Pandemic of coronavirus: WHAT IS PANDEMIC?

Pandemic of coronavirus: WHAT IS PANDEMIC?
  • Clock-gray 14:58
  • calendar-gray 12 March 2020

The World Health Organization on Wednesday declared coronavirus a pandemic, reflecting alarm that countries aren’t working quickly and aggressively enough to fight the disease it causes, covid-19, APA reports citing E-tibb.az

For weeks now, the WHO has hesitated to make the pandemic declaration, for fear of inciting panic or prompting some countries to flag in their efforts, even though many epidemiologists believed the coronavirus had already spread to pandemic levels.

But on Wednesday, Tedros noted the widespread scale of the outbreak. “There are now more than 118,000 cases in 114 countries, and 4,291 people have lost their lives,” he said. “In the days and weeks ahead, we expect to see the number of coronavirus cases, the number of deaths and the number of affected countries climb even higher."

A pandemic describes a disease that is spreading between people in multiple countries around the world at the same time.

WHO chief Dr Tedros Adhanom Ghebreyesus said it was now using the term because of deep concern over "alarming levels of inaction" over the virus.

What is a pandemic?

The description is reserved for an infectious disease where we see significant and ongoing person-to-person spread in multiple countries.

The last time a pandemic occurred was in 2009 with swine flu, which experts think killed hundreds of thousands of people.

Pandemics are more likely if a virus is brand new, able to infect people easily and can spread from person to person in an efficient and sustained way.

Coronavirus appears to tick all of those boxes.

With no vaccine or treatment that can prevent it yet, containing its spread is vital.

Note that back to history there were three pandemic cases: Spanish flu in 1918, Asian flu in 1957 and Swine flu in 2009.

It infected 500 million people around the world or about 27% of the then world population of between 1.8 and 1.9 billion, including people on isolated Pacific islands and in the Arctic.

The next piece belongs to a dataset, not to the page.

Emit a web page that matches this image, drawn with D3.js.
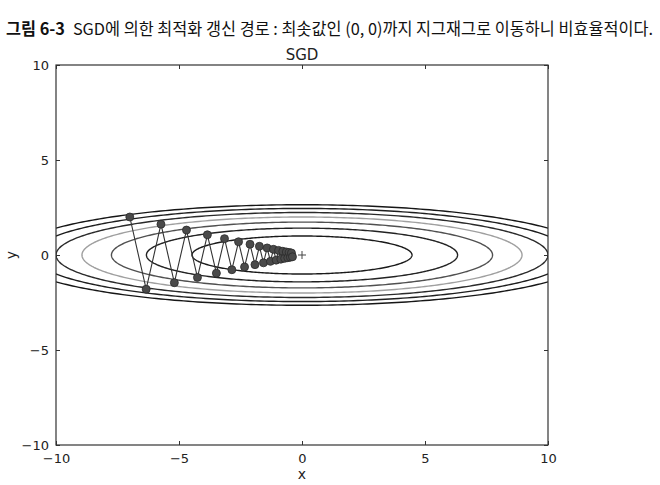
<!DOCTYPE html>
<html>
<head>
<meta charset="utf-8">
<script src="https://cdn.jsdelivr.net/npm/d3@7/dist/d3.min.js"></script>
<style>
  html, body { margin: 0; padding: 0; background: #fff; }
  svg { display: block; }
</style>
</head>
<body>
<svg id="chart" width="660" height="485"></svg>
<script>
// ---- data ----
const pathX = [-7, -6.335, -5.733, -5.189, -4.696, -4.250, -3.846, -3.480, -3.150, -2.851,
  -2.580, -2.335, -2.113, -1.912, -1.731, -1.566, -1.417, -1.283, -1.161, -1.051,
  -0.951, -0.860, -0.779, -0.705, -0.638, -0.577, -0.522, -0.473, -0.428, -0.387];
const pathY = [2, -1.8, 1.62, -1.458, 1.312, -1.181, 1.063, -0.957, 0.861, -0.775,
  0.697, -0.628, 0.565, -0.508, 0.458, -0.412, 0.371, -0.334, 0.300, -0.270,
  0.243, -0.219, 0.197, -0.177, 0.160, -0.144, 0.129, -0.116, 0.105, -0.094];
// contour levels of f(x,y) = x^2/20 + y^2 and the grey each prints in
const contourLevels = [1, 2, 3, 4, 5, 6, 7];
const contourGreys = ["#1a1a1a", "#222222", "#505050", "#a0a0a0", "#2a2a2a", "#1e1e1e", "#161616"];
const xTicks = [-10, -5, 0, 5, 10];
const yTicks = [-10, -5, 0, 5, 10];
const minimum = [0, 0];
const headerBold = "그림 6-3";
const headerText = "SGD에 의한 최적화 갱신 경로 : 최솟값인 (0, 0)까지 지그재그로 이동하니 비효율적이다.";
const chartTitle = "SGD";

// ---- layout ----
const svg = d3.select("#chart");
const L = 56, R = 548, T = 65, B = 445;
const x = d3.scaleLinear().domain([-10, 10]).range([L, R]);
const y = d3.scaleLinear().domain([-10, 10]).range([B, T]);
const fmt = d => (d < 0 ? "\u2212" + Math.abs(d) : String(d));

// header
const h = svg.append("text")
  .attr("x", 6).attr("y", 35)
  .attr("font-family", "'Noto Sans CJK KR', sans-serif")
  .attr("font-size", 16.5)
  .attr("fill", "#111")
  .attr("textLength", 647).attr("lengthAdjust", "spacingAndGlyphs");
h.append("tspan").attr("font-weight", "bold").text(headerBold);
h.append("tspan").attr("dx", 8).attr("font-weight", "normal").text(headerText);

// clip
svg.append("clipPath").attr("id", "plotclip")
  .append("rect").attr("x", L).attr("y", T).attr("width", R - L).attr("height", B - T);

const plot = svg.append("g").attr("clip-path", "url(#plotclip)");

// contours (ellipses x^2/20 + y^2 = c)
const thetas = d3.range(0, 361, 1).map(d => d * Math.PI / 180);
const line = d3.line().x(d => x(d[0])).y(d => y(d[1]));
contourLevels.forEach((c, i) => {
  const rx = Math.sqrt(20 * c), ry = Math.sqrt(c);
  const pts = thetas.map(t => [rx * Math.cos(t), ry * Math.sin(t)]);
  plot.append("path").attr("d", line(pts))
    .attr("fill", "none").attr("stroke", contourGreys[i]).attr("stroke-width", 1.4);
});

// path
const pts = pathX.map((d, i) => [d, pathY[i]]);
plot.append("path").attr("d", line(pts))
  .attr("fill", "none").attr("stroke", "#333").attr("stroke-width", 1.1);
plot.selectAll("circle.pt").data(pts).enter().append("circle")
  .attr("class", "pt")
  .attr("cx", d => x(d[0])).attr("cy", d => y(d[1])).attr("r", 4)
  .attr("fill", "#4a4a4a").attr("stroke", "#2a2a2a").attr("stroke-width", 0.8);

// minimum '+'
plot.append("path")
  .attr("d", `M${x(minimum[0]) - 4},${y(minimum[1])}H${x(minimum[0]) + 4}M${x(minimum[0])},${y(minimum[1]) - 4}V${y(minimum[1]) + 4}`)
  .attr("stroke", "#444").attr("stroke-width", 1);

// axes (ticks pointing inward on all four sides)
const tickFont = "'DejaVu Sans', sans-serif";
const axB = svg.append("g").attr("transform", `translate(0,${B})`)
  .call(d3.axisBottom(x).tickValues(xTicks).tickFormat(fmt).tickSizeInner(-4).tickSizeOuter(0).tickPadding(9));
const axT = svg.append("g").attr("transform", `translate(0,${T})`)
  .call(d3.axisTop(x).tickValues(xTicks).tickFormat("").tickSizeInner(-4).tickSizeOuter(0));
const axL = svg.append("g").attr("transform", `translate(${L},0)`)
  .call(d3.axisLeft(y).tickValues(yTicks).tickFormat(fmt).tickSizeInner(-4).tickSizeOuter(0).tickPadding(7));
const axR = svg.append("g").attr("transform", `translate(${R},0)`)
  .call(d3.axisRight(y).tickValues(yTicks).tickFormat("").tickSizeInner(-4).tickSizeOuter(0));
[axB, axT, axL, axR].forEach(a => {
  a.select(".domain").remove();
  a.selectAll("line").attr("stroke", "#333");
  a.selectAll("text").attr("font-family", tickFont).attr("font-size", 13).attr("fill", "#222");
});

// frame
svg.append("rect").attr("x", L).attr("y", T).attr("width", R - L).attr("height", B - T)
  .attr("fill", "none").attr("stroke", "#333").attr("stroke-width", 1.2);

// title and labels
svg.append("text").attr("x", (L + R) / 2).attr("y", 60).attr("text-anchor", "middle")
  .attr("font-family", tickFont).attr("font-size", 15).attr("fill", "#222").text(chartTitle);
svg.append("text").attr("x", (L + R) / 2).attr("y", 479).attr("text-anchor", "middle")
  .attr("font-family", tickFont).attr("font-size", 14).attr("fill", "#222").text("x");
svg.append("text").attr("transform", `translate(16,${y(0)}) rotate(-90)`).attr("text-anchor", "middle")
  .attr("font-family", tickFont).attr("font-size", 14).attr("fill", "#222").text("y");
</script>
</body>
</html>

The death toll is estimated to have been anywhere from 17 million to 50 million, and possibly as high as 100 million, making it one of the deadliest epidemics in human history. Historical and epidemiological data are inadequate to identify with certainty the pandemic's geographic origin.

Infectious diseases already limited life expectancy in the early 20th century, but life expectancy in the United States dropped by about 12 years in the first year of the pandemic. Most influenza outbreaks disproportionately kill the very young and the very old, with a higher survival rate for those in between, but the Spanish flu pandemic resulted in a higher than expected mortality rate for young adults.

Asian flu of 1957, also called Asian flu pandemic of 1957, outbreak of influenza that was first identified in February 1957 in East Asia and that subsequently spread to countries worldwide. The 1957 Asian flu was the second major influenza pandemic to occur in the 20th century

Why is the term being used now?

At the end of February, Dr Tedros said while coronavirus "absolutely" had pandemic potential it was not there yet because "we are not witnessing uncontained global spread".

What has changed is the number of countries dealing with cases. There have now been 118,000 in 114 countries.

Changing the language does not change anything about how the virus is behaving, but the WHO hopes it will change how countries tackle it.

"Some countries are struggling with a lack of capacity. Some countries are struggling with a lack of resources. Some countries are struggling with a lack of resolve," Dr Tedros said.

He added that the WHO was asking all countries to:

- activate and scale-up emergency response mechanisms

- communicate with people about the risks and how they can protect themselves

- find, isolate, test and treat every Covid-19 case and trace every contact

"We cannot say this loudly enough or clearly enough or often enough - all countries can change the course of this pandemic."